_Recorded information_:
******

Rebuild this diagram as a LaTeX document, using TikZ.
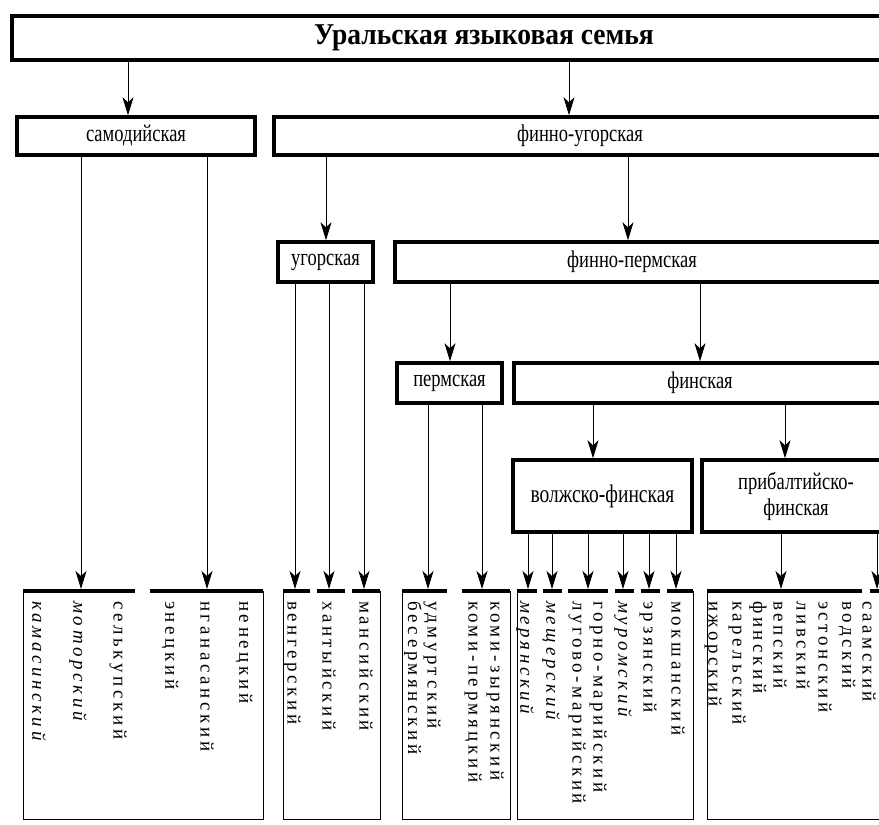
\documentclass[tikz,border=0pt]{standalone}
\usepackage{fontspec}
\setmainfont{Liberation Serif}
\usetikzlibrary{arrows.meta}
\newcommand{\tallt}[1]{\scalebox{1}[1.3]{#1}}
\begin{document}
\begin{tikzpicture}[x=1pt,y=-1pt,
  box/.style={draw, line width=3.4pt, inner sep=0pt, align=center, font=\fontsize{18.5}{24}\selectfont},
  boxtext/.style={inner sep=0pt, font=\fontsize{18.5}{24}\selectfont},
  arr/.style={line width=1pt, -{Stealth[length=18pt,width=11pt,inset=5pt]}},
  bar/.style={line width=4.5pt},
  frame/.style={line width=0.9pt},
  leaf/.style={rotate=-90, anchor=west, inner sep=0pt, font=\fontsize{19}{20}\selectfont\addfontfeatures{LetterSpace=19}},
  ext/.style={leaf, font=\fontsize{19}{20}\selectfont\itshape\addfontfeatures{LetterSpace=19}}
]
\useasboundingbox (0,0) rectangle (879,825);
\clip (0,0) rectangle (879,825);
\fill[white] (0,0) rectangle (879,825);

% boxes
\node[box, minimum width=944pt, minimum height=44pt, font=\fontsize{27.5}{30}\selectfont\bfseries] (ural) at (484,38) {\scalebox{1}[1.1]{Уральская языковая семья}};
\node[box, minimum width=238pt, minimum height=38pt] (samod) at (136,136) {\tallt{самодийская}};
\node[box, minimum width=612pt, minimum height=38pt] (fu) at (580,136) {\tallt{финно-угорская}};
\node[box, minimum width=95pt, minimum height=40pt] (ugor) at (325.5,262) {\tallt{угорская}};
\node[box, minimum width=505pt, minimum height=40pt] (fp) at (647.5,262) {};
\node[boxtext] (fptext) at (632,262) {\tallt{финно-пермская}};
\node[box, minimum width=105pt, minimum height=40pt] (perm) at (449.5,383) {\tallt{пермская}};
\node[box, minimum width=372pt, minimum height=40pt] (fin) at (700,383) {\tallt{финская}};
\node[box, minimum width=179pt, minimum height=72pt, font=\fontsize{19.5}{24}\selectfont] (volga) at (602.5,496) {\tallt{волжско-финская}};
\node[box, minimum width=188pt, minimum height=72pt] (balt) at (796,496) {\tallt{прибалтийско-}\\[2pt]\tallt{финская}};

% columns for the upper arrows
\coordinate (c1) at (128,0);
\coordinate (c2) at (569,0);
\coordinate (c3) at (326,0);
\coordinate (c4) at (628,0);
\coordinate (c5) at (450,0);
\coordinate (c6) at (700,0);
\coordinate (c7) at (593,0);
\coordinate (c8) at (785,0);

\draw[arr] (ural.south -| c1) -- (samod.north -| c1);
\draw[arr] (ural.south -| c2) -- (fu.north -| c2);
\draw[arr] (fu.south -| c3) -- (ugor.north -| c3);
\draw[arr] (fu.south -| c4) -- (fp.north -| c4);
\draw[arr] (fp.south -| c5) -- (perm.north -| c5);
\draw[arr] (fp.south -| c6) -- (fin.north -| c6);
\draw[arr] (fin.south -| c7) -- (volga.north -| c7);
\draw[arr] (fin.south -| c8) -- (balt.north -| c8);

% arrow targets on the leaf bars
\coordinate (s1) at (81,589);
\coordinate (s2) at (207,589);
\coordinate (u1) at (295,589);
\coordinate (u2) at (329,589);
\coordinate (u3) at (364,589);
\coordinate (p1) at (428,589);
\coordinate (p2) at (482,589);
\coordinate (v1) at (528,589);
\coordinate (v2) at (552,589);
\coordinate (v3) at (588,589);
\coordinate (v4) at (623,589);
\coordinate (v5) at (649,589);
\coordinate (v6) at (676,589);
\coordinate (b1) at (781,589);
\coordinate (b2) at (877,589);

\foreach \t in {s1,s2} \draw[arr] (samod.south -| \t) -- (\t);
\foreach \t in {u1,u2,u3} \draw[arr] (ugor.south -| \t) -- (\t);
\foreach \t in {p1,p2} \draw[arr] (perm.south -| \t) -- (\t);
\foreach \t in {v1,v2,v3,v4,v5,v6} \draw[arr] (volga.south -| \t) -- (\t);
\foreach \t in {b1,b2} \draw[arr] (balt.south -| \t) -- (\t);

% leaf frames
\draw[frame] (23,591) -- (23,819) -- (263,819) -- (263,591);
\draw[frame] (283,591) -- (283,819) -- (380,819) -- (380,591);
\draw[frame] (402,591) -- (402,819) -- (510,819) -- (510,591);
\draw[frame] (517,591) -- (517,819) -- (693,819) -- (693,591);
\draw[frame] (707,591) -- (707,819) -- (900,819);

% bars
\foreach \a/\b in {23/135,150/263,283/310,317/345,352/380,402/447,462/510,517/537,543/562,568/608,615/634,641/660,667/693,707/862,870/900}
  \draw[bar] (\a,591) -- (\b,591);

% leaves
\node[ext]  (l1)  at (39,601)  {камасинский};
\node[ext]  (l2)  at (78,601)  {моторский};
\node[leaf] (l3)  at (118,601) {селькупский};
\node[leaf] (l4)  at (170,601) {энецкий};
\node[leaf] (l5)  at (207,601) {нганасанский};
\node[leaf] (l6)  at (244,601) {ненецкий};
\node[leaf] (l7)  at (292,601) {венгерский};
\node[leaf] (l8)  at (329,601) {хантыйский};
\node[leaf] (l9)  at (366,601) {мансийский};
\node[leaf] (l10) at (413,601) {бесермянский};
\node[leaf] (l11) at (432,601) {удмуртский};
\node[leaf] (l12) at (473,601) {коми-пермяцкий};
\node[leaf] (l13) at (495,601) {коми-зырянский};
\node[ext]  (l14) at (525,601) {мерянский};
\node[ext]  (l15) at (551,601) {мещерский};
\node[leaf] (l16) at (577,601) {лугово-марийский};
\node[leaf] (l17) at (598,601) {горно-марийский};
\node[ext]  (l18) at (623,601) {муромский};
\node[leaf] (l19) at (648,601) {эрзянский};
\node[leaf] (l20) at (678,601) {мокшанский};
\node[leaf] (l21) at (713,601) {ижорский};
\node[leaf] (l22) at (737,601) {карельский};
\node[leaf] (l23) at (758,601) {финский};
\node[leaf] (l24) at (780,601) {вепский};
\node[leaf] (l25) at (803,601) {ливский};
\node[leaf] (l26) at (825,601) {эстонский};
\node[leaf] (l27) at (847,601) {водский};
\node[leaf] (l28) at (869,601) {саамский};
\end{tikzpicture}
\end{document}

******

_Aim of the exercise_:
Omit the pictures and give the material again, exactly and in full.

_Finished answer_:
Rebuild this diagram as a LaTeX document, using TikZ.
\documentclass[tikz,border=0pt]{standalone}
\usepackage{fontspec}
\setmainfont{Liberation Serif}
\usetikzlibrary{arrows.meta}
\newcommand{\tallt}[1]{\scalebox{1}[1.3]{#1}}
\begin{document}
\begin{tikzpicture}[x=1pt,y=-1pt,
  box/.style={draw, line width=3.4pt, inner sep=0pt, align=center, font=\fontsize{18.5}{24}\selectfont},
  boxtext/.style={inner sep=0pt, font=\fontsize{18.5}{24}\selectfont},
  arr/.style={line width=1pt, -{Stealth[length=18pt,width=11pt,inset=5pt]}},
  bar/.style={line width=4.5pt},
  frame/.style={line width=0.9pt},
  leaf/.style={rotate=-90, anchor=west, inner sep=0pt, font=\fontsize{19}{20}\selectfont\addfontfeatures{LetterSpace=19}},
  ext/.style={leaf, font=\fontsize{19}{20}\selectfont\itshape\addfontfeatures{LetterSpace=19}}
]
\useasboundingbox (0,0) rectangle (879,825);
\clip (0,0) rectangle (879,825);
\fill[white] (0,0) rectangle (879,825);

% boxes
\node[box, minimum width=944pt, minimum height=44pt, font=\fontsize{27.5}{30}\selectfont\bfseries] (ural) at (484,38) {\scalebox{1}[1.1]{Уральская языковая семья}};
\node[box, minimum width=238pt, minimum height=38pt] (samod) at (136,136) {\tallt{самодийская}};
\node[box, minimum width=612pt, minimum height=38pt] (fu) at (580,136) {\tallt{финно-угорская}};
\node[box, minimum width=95pt, minimum height=40pt] (ugor) at (325.5,262) {\tallt{угорская}};
\node[box, minimum width=505pt, minimum height=40pt] (fp) at (647.5,262) {};
\node[boxtext] (fptext) at (632,262) {\tallt{финно-пермская}};
\node[box, minimum width=105pt, minimum height=40pt] (perm) at (449.5,383) {\tallt{пермская}};
\node[box, minimum width=372pt, minimum height=40pt] (fin) at (700,383) {\tallt{финская}};
\node[box, minimum width=179pt, minimum height=72pt, font=\fontsize{19.5}{24}\selectfont] (volga) at (602.5,496) {\tallt{волжско-финская}};
\node[box, minimum width=188pt, minimum height=72pt] (balt) at (796,496) {\tallt{прибалтийско-}\\[2pt]\tallt{финская}};

% columns for the upper arrows
\coordinate (c1) at (128,0);
\coordinate (c2) at (569,0);
\coordinate (c3) at (326,0);
\coordinate (c4) at (628,0);
\coordinate (c5) at (450,0);
\coordinate (c6) at (700,0);
\coordinate (c7) at (593,0);
\coordinate (c8) at (785,0);

\draw[arr] (ural.south -| c1) -- (samod.north -| c1);
\draw[arr] (ural.south -| c2) -- (fu.north -| c2);
\draw[arr] (fu.south -| c3) -- (ugor.north -| c3);
\draw[arr] (fu.south -| c4) -- (fp.north -| c4);
\draw[arr] (fp.south -| c5) -- (perm.north -| c5);
\draw[arr] (fp.south -| c6) -- (fin.north -| c6);
\draw[arr] (fin.south -| c7) -- (volga.north -| c7);
\draw[arr] (fin.south -| c8) -- (balt.north -| c8);

% arrow targets on the leaf bars
\coordinate (s1) at (81,589);
\coordinate (s2) at (207,589);
\coordinate (u1) at (295,589);
\coordinate (u2) at (329,589);
\coordinate (u3) at (364,589);
\coordinate (p1) at (428,589);
\coordinate (p2) at (482,589);
\coordinate (v1) at (528,589);
\coordinate (v2) at (552,589);
\coordinate (v3) at (588,589);
\coordinate (v4) at (623,589);
\coordinate (v5) at (649,589);
\coordinate (v6) at (676,589);
\coordinate (b1) at (781,589);
\coordinate (b2) at (877,589);

\foreach \t in {s1,s2} \draw[arr] (samod.south -| \t) -- (\t);
\foreach \t in {u1,u2,u3} \draw[arr] (ugor.south -| \t) -- (\t);
\foreach \t in {p1,p2} \draw[arr] (perm.south -| \t) -- (\t);
\foreach \t in {v1,v2,v3,v4,v5,v6} \draw[arr] (volga.south -| \t) -- (\t);
\foreach \t in {b1,b2} \draw[arr] (balt.south -| \t) -- (\t);

% leaf frames
\draw[frame] (23,591) -- (23,819) -- (263,819) -- (263,591);
\draw[frame] (283,591) -- (283,819) -- (380,819) -- (380,591);
\draw[frame] (402,591) -- (402,819) -- (510,819) -- (510,591);
\draw[frame] (517,591) -- (517,819) -- (693,819) -- (693,591);
\draw[frame] (707,591) -- (707,819) -- (900,819);

% bars
\foreach \a/\b in {23/135,150/263,283/310,317/345,352/380,402/447,462/510,517/537,543/562,568/608,615/634,641/660,667/693,707/862,870/900}
  \draw[bar] (\a,591) -- (\b,591);

% leaves
\node[ext]  (l1)  at (39,601)  {камасинский};
\node[ext]  (l2)  at (78,601)  {моторский};
\node[leaf] (l3)  at (118,601) {селькупский};
\node[leaf] (l4)  at (170,601) {энецкий};
\node[leaf] (l5)  at (207,601) {нганасанский};
\node[leaf] (l6)  at (244,601) {ненецкий};
\node[leaf] (l7)  at (292,601) {венгерский};
\node[leaf] (l8)  at (329,601) {хантыйский};
\node[leaf] (l9)  at (366,601) {мансийский};
\node[leaf] (l10) at (413,601) {бесермянский};
\node[leaf] (l11) at (432,601) {удмуртский};
\node[leaf] (l12) at (473,601) {коми-пермяцкий};
\node[leaf] (l13) at (495,601) {коми-зырянский};
\node[ext]  (l14) at (525,601) {мерянский};
\node[ext]  (l15) at (551,601) {мещерский};
\node[leaf] (l16) at (577,601) {лугово-марийский};
\node[leaf] (l17) at (598,601) {горно-марийский};
\node[ext]  (l18) at (623,601) {муромский};
\node[leaf] (l19) at (648,601) {эрзянский};
\node[leaf] (l20) at (678,601) {мокшанский};
\node[leaf] (l21) at (713,601) {ижорский};
\node[leaf] (l22) at (737,601) {карельский};
\node[leaf] (l23) at (758,601) {финский};
\node[leaf] (l24) at (780,601) {вепский};
\node[leaf] (l25) at (803,601) {ливский};
\node[leaf] (l26) at (825,601) {эстонский};
\node[leaf] (l27) at (847,601) {водский};
\node[leaf] (l28) at (869,601) {саамский};
\end{tikzpicture}
\end{document}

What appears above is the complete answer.